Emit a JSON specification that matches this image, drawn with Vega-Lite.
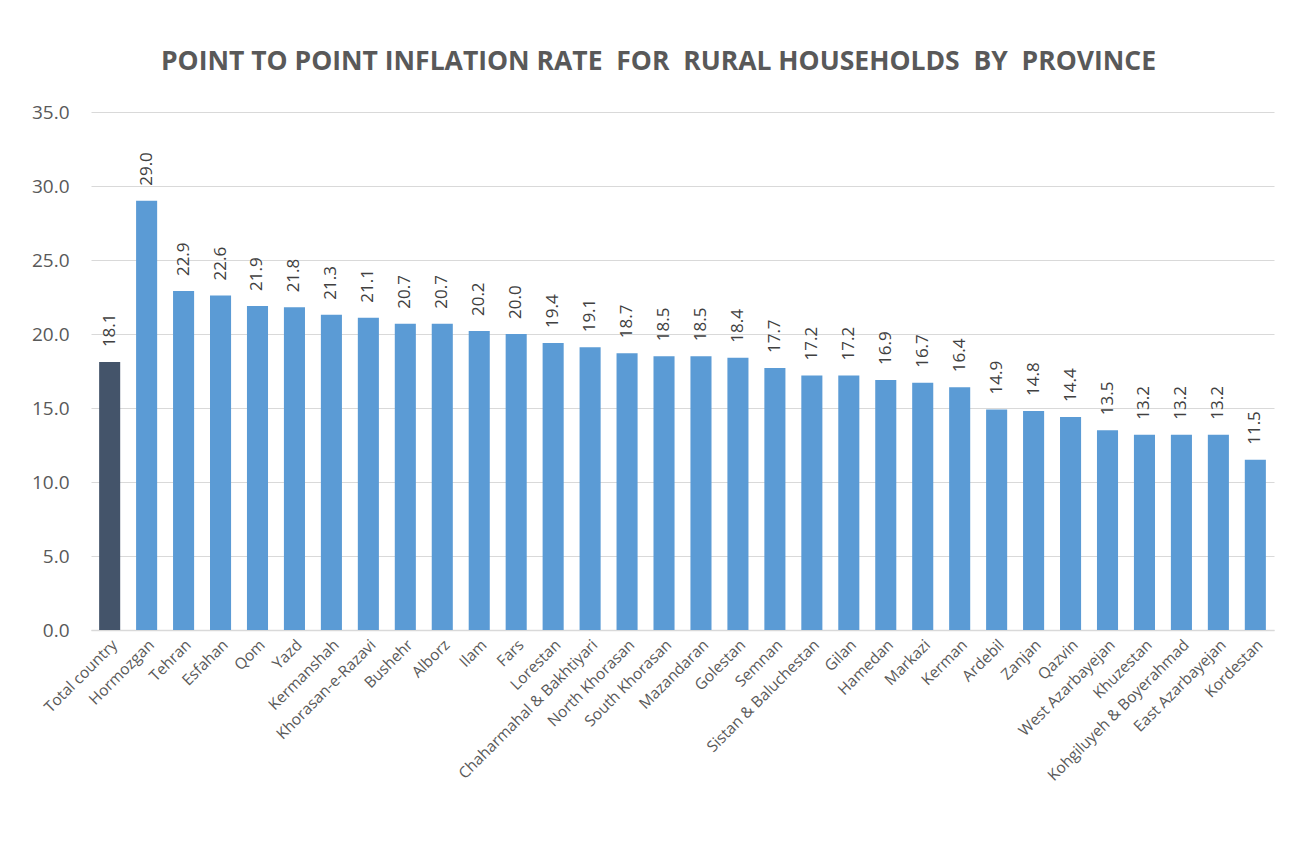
==
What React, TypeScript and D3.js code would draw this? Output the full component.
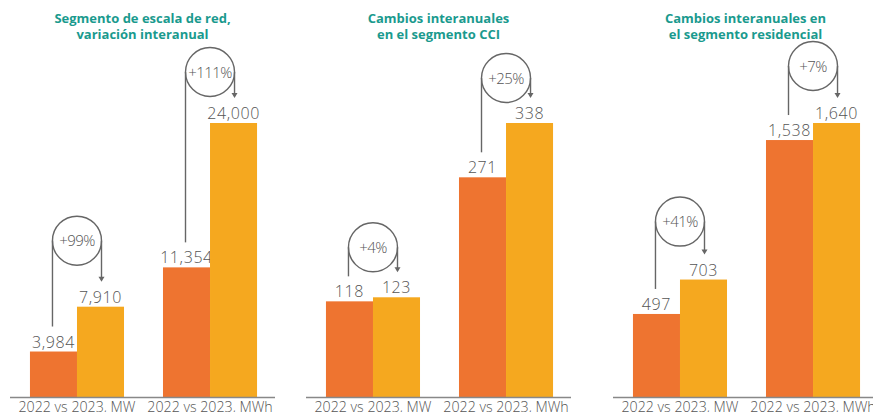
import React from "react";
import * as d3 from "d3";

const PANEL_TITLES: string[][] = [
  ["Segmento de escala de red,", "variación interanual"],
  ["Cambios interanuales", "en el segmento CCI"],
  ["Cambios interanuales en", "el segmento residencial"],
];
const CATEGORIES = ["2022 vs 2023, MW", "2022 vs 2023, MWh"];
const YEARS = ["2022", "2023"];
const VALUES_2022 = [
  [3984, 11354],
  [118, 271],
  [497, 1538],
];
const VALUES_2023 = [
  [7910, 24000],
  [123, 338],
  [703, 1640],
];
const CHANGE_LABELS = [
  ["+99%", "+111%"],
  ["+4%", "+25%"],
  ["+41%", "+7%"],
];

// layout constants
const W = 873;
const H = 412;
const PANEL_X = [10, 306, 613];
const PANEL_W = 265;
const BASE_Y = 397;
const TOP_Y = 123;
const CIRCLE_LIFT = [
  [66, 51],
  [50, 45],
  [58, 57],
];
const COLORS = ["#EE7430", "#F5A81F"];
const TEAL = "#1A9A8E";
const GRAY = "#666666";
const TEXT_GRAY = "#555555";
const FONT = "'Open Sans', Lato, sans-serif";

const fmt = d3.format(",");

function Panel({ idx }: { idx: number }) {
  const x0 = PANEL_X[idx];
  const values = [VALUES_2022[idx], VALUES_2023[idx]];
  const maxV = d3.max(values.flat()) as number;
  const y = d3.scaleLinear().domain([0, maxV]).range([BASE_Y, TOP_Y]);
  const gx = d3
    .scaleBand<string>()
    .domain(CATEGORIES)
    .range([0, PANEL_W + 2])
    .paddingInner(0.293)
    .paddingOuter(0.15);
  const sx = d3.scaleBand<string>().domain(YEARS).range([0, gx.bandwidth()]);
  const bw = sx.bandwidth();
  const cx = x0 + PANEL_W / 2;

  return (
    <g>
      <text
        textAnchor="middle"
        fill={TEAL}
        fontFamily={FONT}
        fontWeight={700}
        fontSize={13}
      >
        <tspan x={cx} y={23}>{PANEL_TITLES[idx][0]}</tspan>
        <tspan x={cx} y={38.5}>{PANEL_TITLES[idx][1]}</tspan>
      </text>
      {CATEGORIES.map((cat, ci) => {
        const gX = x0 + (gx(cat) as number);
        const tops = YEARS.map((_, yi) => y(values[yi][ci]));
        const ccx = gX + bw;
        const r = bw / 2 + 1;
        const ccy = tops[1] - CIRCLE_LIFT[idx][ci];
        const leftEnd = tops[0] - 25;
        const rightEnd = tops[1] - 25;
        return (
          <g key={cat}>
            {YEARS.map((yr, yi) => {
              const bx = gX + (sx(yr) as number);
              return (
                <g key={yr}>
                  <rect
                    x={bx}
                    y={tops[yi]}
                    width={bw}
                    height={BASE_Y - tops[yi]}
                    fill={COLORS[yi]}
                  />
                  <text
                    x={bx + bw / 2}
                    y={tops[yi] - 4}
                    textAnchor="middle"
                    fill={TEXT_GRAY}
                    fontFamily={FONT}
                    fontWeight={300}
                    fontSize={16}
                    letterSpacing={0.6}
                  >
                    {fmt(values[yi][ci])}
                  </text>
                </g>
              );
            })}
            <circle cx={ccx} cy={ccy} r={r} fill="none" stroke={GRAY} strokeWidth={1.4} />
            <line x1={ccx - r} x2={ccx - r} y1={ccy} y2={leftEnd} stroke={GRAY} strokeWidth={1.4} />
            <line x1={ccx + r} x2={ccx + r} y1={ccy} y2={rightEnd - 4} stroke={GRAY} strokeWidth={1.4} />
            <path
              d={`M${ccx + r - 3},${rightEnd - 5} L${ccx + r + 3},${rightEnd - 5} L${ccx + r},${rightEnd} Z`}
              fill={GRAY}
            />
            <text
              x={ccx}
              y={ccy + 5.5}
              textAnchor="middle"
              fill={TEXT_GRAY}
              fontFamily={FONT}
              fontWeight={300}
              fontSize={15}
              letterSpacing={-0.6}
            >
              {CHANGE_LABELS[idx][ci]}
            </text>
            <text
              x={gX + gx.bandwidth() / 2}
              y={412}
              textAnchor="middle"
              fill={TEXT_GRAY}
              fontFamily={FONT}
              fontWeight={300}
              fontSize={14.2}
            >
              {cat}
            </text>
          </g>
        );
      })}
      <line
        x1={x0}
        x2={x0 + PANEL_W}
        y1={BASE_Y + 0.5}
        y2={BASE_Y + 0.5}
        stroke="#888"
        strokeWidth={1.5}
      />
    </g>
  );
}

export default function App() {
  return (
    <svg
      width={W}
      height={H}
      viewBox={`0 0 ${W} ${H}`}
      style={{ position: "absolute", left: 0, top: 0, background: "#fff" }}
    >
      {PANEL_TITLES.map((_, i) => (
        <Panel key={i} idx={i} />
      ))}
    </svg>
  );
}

### TASK DETAILS
Leave the pictures out and print, exactly as written, every line from the one holding "What React, TypeScript" down to the one holding "const cx = x0 + PANEL_W / 2;", both of those included.

### EXERCISE RESPONSE
What React, TypeScript and D3.js code would draw this? Output the full component.
import React from "react";
import * as d3 from "d3";

const PANEL_TITLES: string[][] = [
  ["Segmento de escala de red,", "variación interanual"],
  ["Cambios interanuales", "en el segmento CCI"],
  ["Cambios interanuales en", "el segmento residencial"],
];
const CATEGORIES = ["2022 vs 2023, MW", "2022 vs 2023, MWh"];
const YEARS = ["2022", "2023"];
const VALUES_2022 = [
  [3984, 11354],
  [118, 271],
  [497, 1538],
];
const VALUES_2023 = [
  [7910, 24000],
  [123, 338],
  [703, 1640],
];
const CHANGE_LABELS = [
  ["+99%", "+111%"],
  ["+4%", "+25%"],
  ["+41%", "+7%"],
];

// layout constants
const W = 873;
const H = 412;
const PANEL_X = [10, 306, 613];
const PANEL_W = 265;
const BASE_Y = 397;
const TOP_Y = 123;
const CIRCLE_LIFT = [
  [66, 51],
  [50, 45],
  [58, 57],
];
const COLORS = ["#EE7430", "#F5A81F"];
const TEAL = "#1A9A8E";
const GRAY = "#666666";
const TEXT_GRAY = "#555555";
const FONT = "'Open Sans', Lato, sans-serif";

const fmt = d3.format(",");

function Panel({ idx }: { idx: number }) {
  const x0 = PANEL_X[idx];
  const values = [VALUES_2022[idx], VALUES_2023[idx]];
  const maxV = d3.max(values.flat()) as number;
  const y = d3.scaleLinear().domain([0, maxV]).range([BASE_Y, TOP_Y]);
  const gx = d3
    .scaleBand<string>()
    .domain(CATEGORIES)
    .range([0, PANEL_W + 2])
    .paddingInner(0.293)
    .paddingOuter(0.15);
  const sx = d3.scaleBand<string>().domain(YEARS).range([0, gx.bandwidth()]);
  const bw = sx.bandwidth();
  const cx = x0 + PANEL_W / 2;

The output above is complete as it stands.